値上げ幅が大きすぎると合意形成が取りにくくなり、合意にいたったとしても一部の世帯は支払いが困難になってしまうことが予想されることから、今回、国交省が提示した案は値上げ幅に上限を設けることで計画的な積み立てを促す狙いです。

修繕積立金徴収額の値上げを要する大きな要因となっているのは、新築時の設定額の低さと言われています。

国交省は、初期の設定額が低くなりすぎないよう、修繕積立金徴収額を均等で割った場合を基準額とし、その0.6倍以上を新築時の徴収額とすることを 求める案を示しました。仮に基準額を2万円/月とすると、新築時は1万2,000円/月以上の徴収額が 求められるということです。

「最大約1.8倍」というのは、新築時の徴収額を基準額の0.6倍とした場合であり、基準額からの値上げ幅は「1.1倍以内」に抑えることを求める案が示されました。基準額が2万円/月とすれば、最終的な徴収額は2万2,000円/月となります。

2018年の調査では、修繕積立金が計画に対して不足しているマンションは34.8%、また一方で計画に比べて余剰があるマンションもほぼ同数とのことです。

この明暗を分けている主なものは、実は、住んでいる方の意識と言われています。

積立金残高に余剰があるマンションは、早い段階で積立金の増額に着手し、管理組合の経済基盤を盤石なものにしている一方、計画に対して大幅に積立金が不足しているマンションも一定数存在しているのが現状です。

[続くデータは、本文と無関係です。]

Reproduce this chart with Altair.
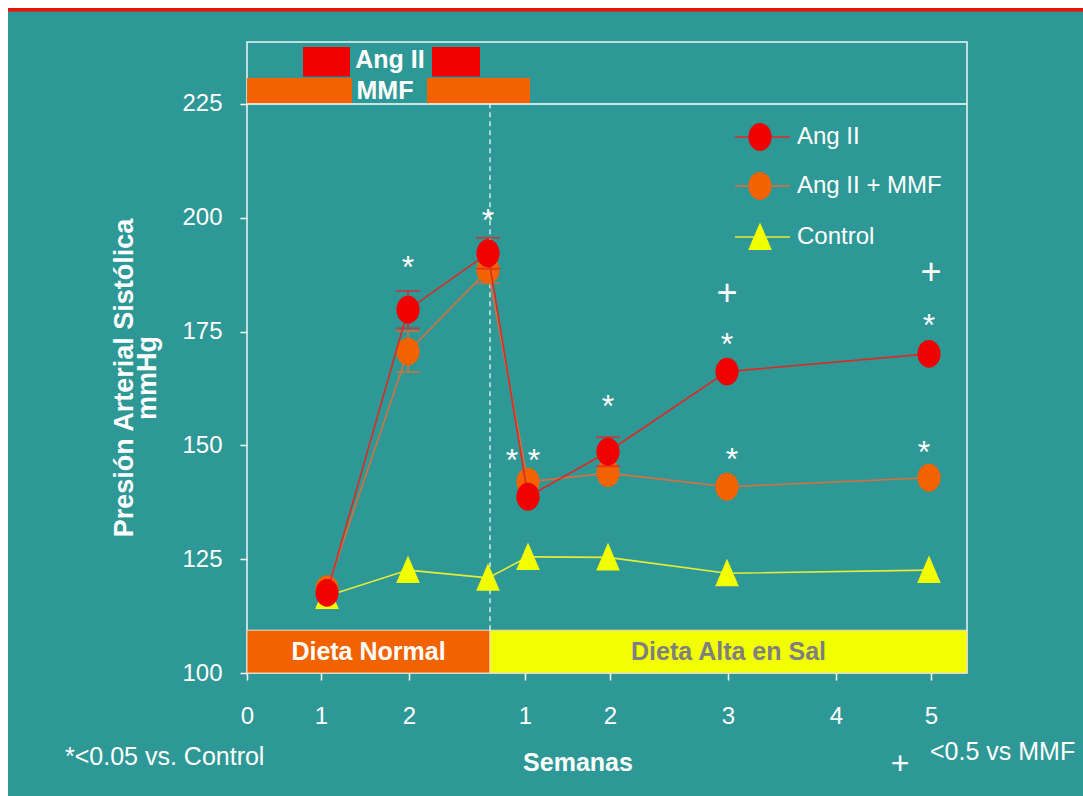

多くのマンションでは、段階的に修繕積立金の徴収額を上げていく「段階増額積立方式」を採用しています。しかし、値上げには議決を要するため、計画通りに増額できないマンションも散見されます。

現在、新築マンションを分譲する際の修繕積立金の最低額などは定められていません。マンションを購入される方は、取得費に加え管理費や修繕積立金の合算額を見て判断するため、新築時は修繕積立金の徴収額を低く設定しているケースが多く見られます。

近年は、あらゆる物の価格が高騰しています。マンションの修繕に不可欠な資材価格や工費、物流コスト、光熱費などの高騰も、修繕積立金不足の大きな要因となっています。

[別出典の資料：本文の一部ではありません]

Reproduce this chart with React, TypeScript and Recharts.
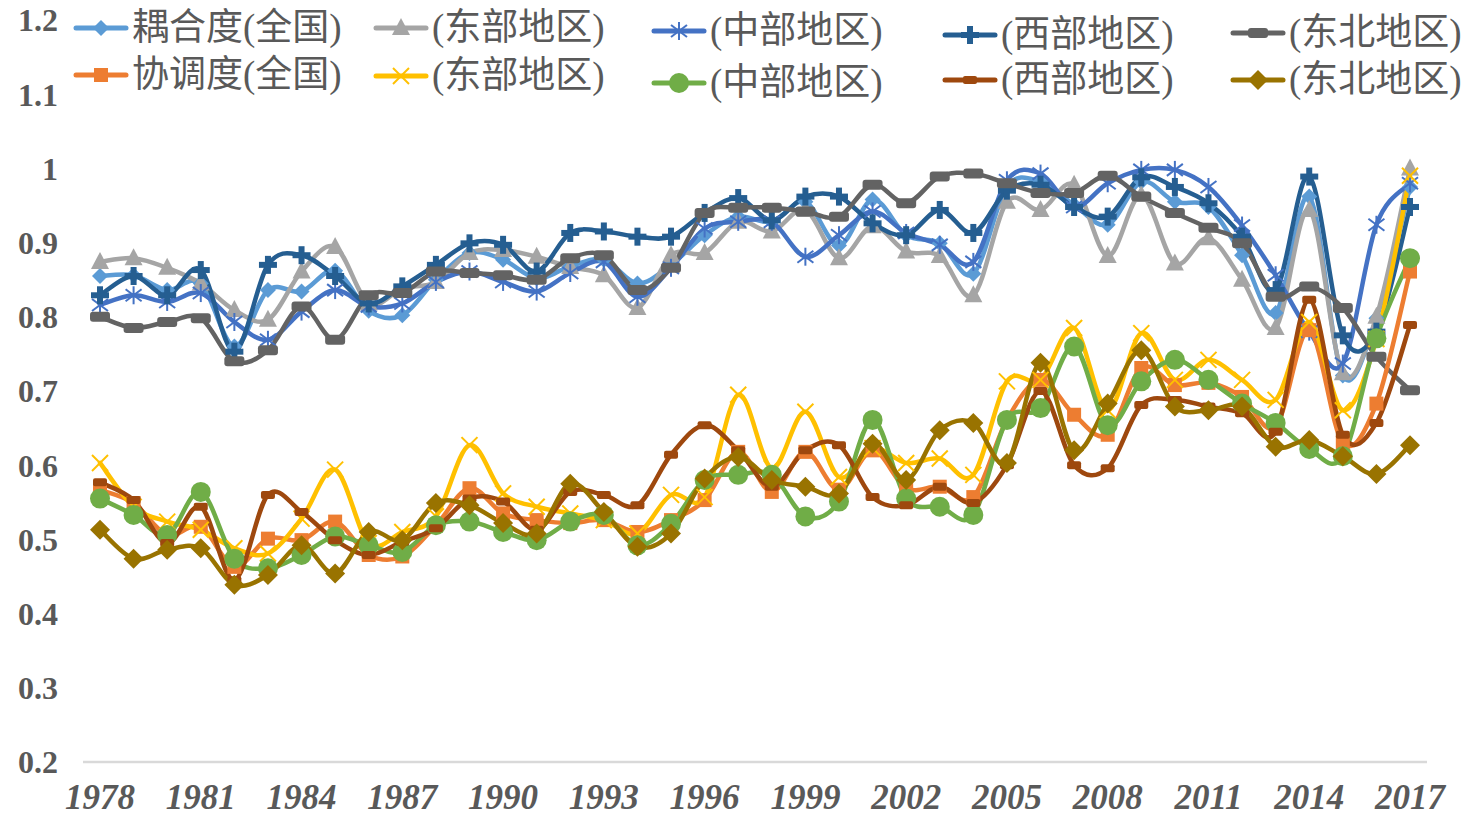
import { LineChart, Line, XAxis, YAxis, Legend } from 'recharts';

const years = [
  '1978', '1979', '1980', '1981', '1982', '1983', '1984', '1985', '1986', '1987',
  '1988', '1989', '1990', '1991', '1992', '1993', '1994', '1995', '1996', '1997',
  '1998', '1999', '2000', '2001', '2002', '2003', '2004', '2005', '2006', '2007',
  '2008', '2009', '2010', '2011', '2012', '2013', '2014', '2015', '2016', '2017',
];

const yTicks = [0.2, 0.3, 0.4, 0.5, 0.6, 0.7, 0.8, 0.9, 1, 1.1, 1.2];

// 耦合度
const couplingNational = [
  0.855, 0.856, 0.836, 0.845, 0.760, 0.836, 0.834, 0.862, 0.808, 0.802,
  0.850, 0.886, 0.877, 0.852, 0.868, 0.877, 0.845, 0.870, 0.910, 0.935,
  0.928, 0.955, 0.896, 0.958, 0.910, 0.899, 0.858, 0.975, 0.982, 0.951,
  0.924, 0.982, 0.955, 0.948, 0.883, 0.805, 0.962, 0.721, 0.798, 0.975,
];
const couplingEast = [
  0.874, 0.879, 0.866, 0.845, 0.809, 0.796, 0.861, 0.894, 0.818, 0.838,
  0.847, 0.886, 0.890, 0.881, 0.867, 0.856, 0.812, 0.883, 0.886, 0.928,
  0.915, 0.944, 0.879, 0.922, 0.888, 0.882, 0.829, 0.955, 0.944, 0.978,
  0.882, 0.964, 0.872, 0.906, 0.850, 0.785, 0.944, 0.724, 0.800, 1.000,
];
const couplingCentral = [
  0.816, 0.829, 0.820, 0.832, 0.793, 0.769, 0.807, 0.836, 0.814, 0.818,
  0.847, 0.861, 0.847, 0.834, 0.859, 0.874, 0.827, 0.866, 0.919, 0.928,
  0.928, 0.881, 0.910, 0.942, 0.913, 0.897, 0.874, 0.984, 0.993, 0.948,
  0.980, 0.998, 0.998, 0.975, 0.923, 0.856, 0.780, 0.737, 0.924, 0.980,
];
const couplingWest = [
  0.829, 0.855, 0.829, 0.863, 0.753, 0.870, 0.883, 0.855, 0.818, 0.841,
  0.870, 0.899, 0.897, 0.861, 0.913, 0.915, 0.908, 0.908, 0.940, 0.960,
  0.930, 0.962, 0.962, 0.926, 0.910, 0.944, 0.913, 0.970, 0.978, 0.948,
  0.935, 0.988, 0.975, 0.953, 0.908, 0.836, 0.989, 0.775, 0.780, 0.948,
];
const couplingNortheast = [
  0.800, 0.785, 0.793, 0.798, 0.740, 0.755, 0.814, 0.769, 0.829, 0.832,
  0.861, 0.859, 0.856, 0.850, 0.879, 0.883, 0.836, 0.866, 0.940, 0.947,
  0.947, 0.942, 0.935, 0.978, 0.953, 0.989, 0.993, 0.980, 0.967, 0.967,
  0.990, 0.962, 0.940, 0.920, 0.899, 0.827, 0.841, 0.812, 0.746, 0.701,
];

// 协调度
const coordNational = [
  0.567, 0.549, 0.506, 0.517, 0.463, 0.501, 0.499, 0.524, 0.479, 0.477,
  0.519, 0.569, 0.535, 0.526, 0.522, 0.526, 0.510, 0.526, 0.553, 0.618,
  0.564, 0.618, 0.567, 0.620, 0.569, 0.571, 0.557, 0.661, 0.715, 0.668,
  0.641, 0.731, 0.708, 0.711, 0.692, 0.652, 0.782, 0.630, 0.683, 0.861,
];
const coordEast = [
  0.603, 0.544, 0.524, 0.513, 0.488, 0.481, 0.528, 0.594, 0.495, 0.510,
  0.531, 0.627, 0.562, 0.544, 0.535, 0.526, 0.508, 0.560, 0.557, 0.695,
  0.596, 0.672, 0.584, 0.623, 0.603, 0.609, 0.587, 0.713, 0.715, 0.785,
  0.674, 0.778, 0.715, 0.742, 0.715, 0.688, 0.793, 0.674, 0.770, 0.990,
];
const coordCentral = [
  0.555, 0.533, 0.506, 0.564, 0.474, 0.461, 0.479, 0.504, 0.492, 0.483,
  0.519, 0.524, 0.510, 0.499, 0.524, 0.533, 0.492, 0.521, 0.580, 0.587,
  0.587, 0.531, 0.551, 0.661, 0.555, 0.544, 0.533, 0.661, 0.677, 0.760,
  0.654, 0.713, 0.742, 0.715, 0.683, 0.657, 0.622, 0.612, 0.771, 0.879,
];
const coordWest = [
  0.577, 0.553, 0.495, 0.544, 0.445, 0.560, 0.537, 0.499, 0.479, 0.497,
  0.515, 0.555, 0.551, 0.513, 0.564, 0.560, 0.546, 0.614, 0.654, 0.620,
  0.571, 0.620, 0.627, 0.557, 0.546, 0.571, 0.549, 0.600, 0.700, 0.600,
  0.596, 0.681, 0.688, 0.679, 0.670, 0.645, 0.823, 0.641, 0.657, 0.789,
];
const coordNortheast = [
  0.513, 0.474, 0.486, 0.488, 0.439, 0.452, 0.492, 0.454, 0.510, 0.499,
  0.549, 0.546, 0.522, 0.508, 0.575, 0.537, 0.490, 0.508, 0.582, 0.611,
  0.580, 0.571, 0.562, 0.629, 0.580, 0.647, 0.657, 0.603, 0.738, 0.620,
  0.683, 0.755, 0.679, 0.674, 0.679, 0.625, 0.634, 0.612, 0.588, 0.627,
];

const data = years.map((year, i) => ({
  year,
  cN: couplingNational[i],
  cE: couplingEast[i],
  cC: couplingCentral[i],
  cW: couplingWest[i],
  cNE: couplingNortheast[i],
  hN: coordNational[i],
  hE: coordEast[i],
  hC: coordCentral[i],
  hW: coordWest[i],
  hNE: coordNortheast[i],
}));

const series = [
  { key: 'cN', name: '耦合度(全国)', color: '#5B9BD5', shape: 'diamond' },
  { key: 'cE', name: '(东部地区)', color: '#A5A5A5', shape: 'triangle' },
  { key: 'cC', name: '(中部地区)', color: '#4472C4', shape: 'asterisk' },
  { key: 'cW', name: '(西部地区)', color: '#255E91', shape: 'plus' },
  { key: 'cNE', name: '(东北地区)', color: '#636363', shape: 'dash' },
  { key: 'hN', name: '协调度(全国)', color: '#ED7D31', shape: 'square' },
  { key: 'hE', name: '(东部地区)', color: '#FFC000', shape: 'x' },
  { key: 'hC', name: '(中部地区)', color: '#70AD47', shape: 'circle' },
  { key: 'hW', name: '(西部地区)', color: '#9E480E', shape: 'smallDash' },
  { key: 'hNE', name: '(东北地区)', color: '#997300', shape: 'bigDiamond' },
];

// legend slot per series: icon left edge and vertical centre
const legendSlots: Record<string, { left: number; top: number }> = {
  cN: { left: 73, top: 28 },
  cE: { left: 373, top: 28 },
  cC: { left: 651, top: 31 },
  cW: { left: 942, top: 35 },
  cNE: { left: 1230, top: 33 },
  hN: { left: 73, top: 75 },
  hE: { left: 373, top: 76 },
  hC: { left: 651, top: 83 },
  hW: { left: 942, top: 80 },
  hNE: { left: 1230, top: 80 },
};

// Excel style smoothing (Catmull-Rom through the points)
function excelSmooth(context: any) {
  let xs: number[] = [];
  let ys: number[] = [];
  return {
    areaStart() {},
    areaEnd() {},
    lineStart() {
      xs = [];
      ys = [];
    },
    point(x: number, y: number) {
      xs.push(+x);
      ys.push(+y);
    },
    lineEnd() {
      const n = xs.length;
      if (!n) return;
      context.moveTo(xs[0], ys[0]);
      for (let i = 0; i < n - 1; i++) {
        const a = Math.max(i - 1, 0);
        const d = Math.min(i + 2, n - 1);
        context.bezierCurveTo(
          xs[i] + (xs[i + 1] - xs[a]) / 6,
          ys[i] + (ys[i + 1] - ys[a]) / 6,
          xs[i + 1] - (xs[d] - xs[i]) / 6,
          ys[i + 1] - (ys[d] - ys[i]) / 6,
          xs[i + 1],
          ys[i + 1]
        );
      }
    },
  };
}

function Marker({ shape, cx, cy, color }: { shape: string; cx: number; cy: number; color: string }) {
  switch (shape) {
    case 'diamond':
      return <path d={`M${cx},${cy - 8}L${cx + 8},${cy}L${cx},${cy + 8}L${cx - 8},${cy}Z`} fill={color} />;
    case 'bigDiamond':
      return <path d={`M${cx},${cy - 10}L${cx + 10},${cy}L${cx},${cy + 10}L${cx - 10},${cy}Z`} fill={color} />;
    case 'triangle':
      return <path d={`M${cx},${cy - 10}L${cx + 9},${cy + 7}L${cx - 9},${cy + 7}Z`} fill={color} />;
    case 'asterisk':
      return (
        <g stroke={color} strokeWidth={2}>
          <line x1={cx} y1={cy - 9} x2={cx} y2={cy + 9} />
          <line x1={cx - 8} y1={cy - 6} x2={cx + 8} y2={cy + 6} />
          <line x1={cx - 8} y1={cy + 6} x2={cx + 8} y2={cy - 6} />
        </g>
      );
    case 'plus':
      return (
        <g fill={color}>
          <rect x={cx - 9} y={cy - 3} width={18} height={6} />
          <rect x={cx - 3} y={cy - 9} width={6} height={18} />
        </g>
      );
    case 'dash':
      return <rect x={cx - 10} y={cy - 5} width={20} height={10} rx={3} fill={color} />;
    case 'smallDash':
      return <rect x={cx - 7} y={cy - 4} width={14} height={8} rx={2} fill={color} />;
    case 'square':
      return <rect x={cx - 7} y={cy - 7} width={14} height={14} fill={color} />;
    case 'x':
      return (
        <g stroke={color} strokeWidth={2}>
          <line x1={cx - 8} y1={cy - 8} x2={cx + 8} y2={cy + 8} />
          <line x1={cx - 8} y1={cy + 8} x2={cx + 8} y2={cy - 8} />
        </g>
      );
    case 'circle':
      return <circle cx={cx} cy={cy} r={10} fill={color} />;
    default:
      return null;
  }
}

function ChartLegend({ payload }: { payload?: any[] }) {
  return (
    <div style={{ position: 'relative', width: 1466, height: 0 }}>
      {(payload || []).map((entry) => {
        const s = series.find((it) => it.key === entry.dataKey);
        if (!s) return null;
        const slot = legendSlots[s.key];
        return (
          <div
            key={s.key}
            style={{
              position: 'absolute',
              left: slot.left,
              top: slot.top - 22,
              height: 44,
              display: 'flex',
              alignItems: 'center',
              whiteSpace: 'nowrap',
            }}
          >
            <svg width={56} height={24} style={{ display: 'block' }}>
              <line x1={3} y1={12} x2={53} y2={12} stroke={s.color} strokeWidth={5} strokeLinecap="round" />
              <Marker shape={s.shape} cx={28} cy={12} color={s.color} />
            </svg>
            <span
              style={{
                marginLeft: 3,
                fontFamily: "'Liberation Serif', 'Noto Sans CJK SC', serif",
                fontSize: 37,
                lineHeight: '44px',
                color: '#595959',
              }}
            >
              {s.name}
            </span>
          </div>
        );
      })}
    </div>
  );
}

export default function App() {
  return (
    <div style={{ position: 'absolute', left: 0, top: 0, width: 1466, height: 817, background: '#fff' }}>
      <LineChart width={1466} height={817} data={data} margin={{ top: 20, right: 39, left: 0, bottom: 5 }}>
        <XAxis
          dataKey="year"
          interval={2}
          padding={{ left: 17, right: 17 }}
          height={50}
          tickLine={false}
          tickSize={0}
          tickMargin={22}
          axisLine={{ stroke: '#D9D9D9', strokeWidth: 2.5 }}
          tick={{
            fill: '#595959',
            fontSize: 35,
            fontWeight: 'bold',
            fontStyle: 'italic',
            fontFamily: "'Liberation Serif', serif",
          }}
        />
        <YAxis
          type="number"
          domain={[0.2, 1.2]}
          ticks={yTicks}
          width={83}
          axisLine={false}
          tickLine={false}
          tickSize={0}
          tickMargin={25}
          tickFormatter={(v: number) => String(+v.toFixed(1))}
          tick={{
            fill: '#595959',
            fontSize: 32,
            fontWeight: 'bold',
            fontFamily: "'Liberation Serif', serif",
          }}
        />
        <Legend
          verticalAlign="top"
          align="left"
          wrapperStyle={{ top: 0, left: 0, width: 1466, height: 0 }}
          content={(props: any) => <ChartLegend payload={props.payload} />}
        />
        {series.map((s) => (
          <Line
            key={s.key}
            dataKey={s.key}
            name={s.name}
            type={excelSmooth as any}
            stroke={s.color}
            strokeWidth={4.5}
            strokeLinecap="round"
            isAnimationActive={false}
            dot={(p: any) => (
              <g key={`${s.key}-${p.index}`}>
                <Marker shape={s.shape} cx={p.cx} cy={p.cy} color={s.color} />
              </g>
            )}
            activeDot={false}
          />
        ))}
      </LineChart>
    </div>
  );
}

国交省が示した「1.8倍」という積立金の値上げ幅の上限は、あくまでガイドラインであり、前提条件として当初から正しい基準額を設定したうえで、その基準額の0.6倍以上の金額を徴収している場合に限られます。既存のマンションは、必ずしも今回の方針には当てはまりません。

特に、建物ではなく給排水管や消防設備など「設備」の修繕計画に妥当性が欠けているケースが多く見られます。材質にもよりますが、竣工後20年前後のマンションの場合、給排水管の耐用年数は概ね30~40年程度と言われます。ただし、防水施工などと比べて耐用年数が長いので実施例が少なく、設備関係の技術者も建築関係と比べると少ないため、修繕計画が甘くなってしまいがちなのです。

逆に、まだまだ使えるうちに更新してしまうと、修繕積立金の無駄遣いにもなってしまいかねません・・・

今回、国土交通省は修繕積立金の新築時の設定額や値上げ幅の上限などの案を示しましたが、これらに法的拘束力はありません。修繕積立金不足に悩むマンションを減らしていくには、まず新築時の徴収額に制限を設けることが必要だと考えます。

戸建所有者は、自身の判断で補修・修繕用に計画的に貯蓄する必要があると言われますが、マンション所有者も、管理費・修繕積立金の値上げに備え計画的に貯蓄することが必要だと言えそうですね。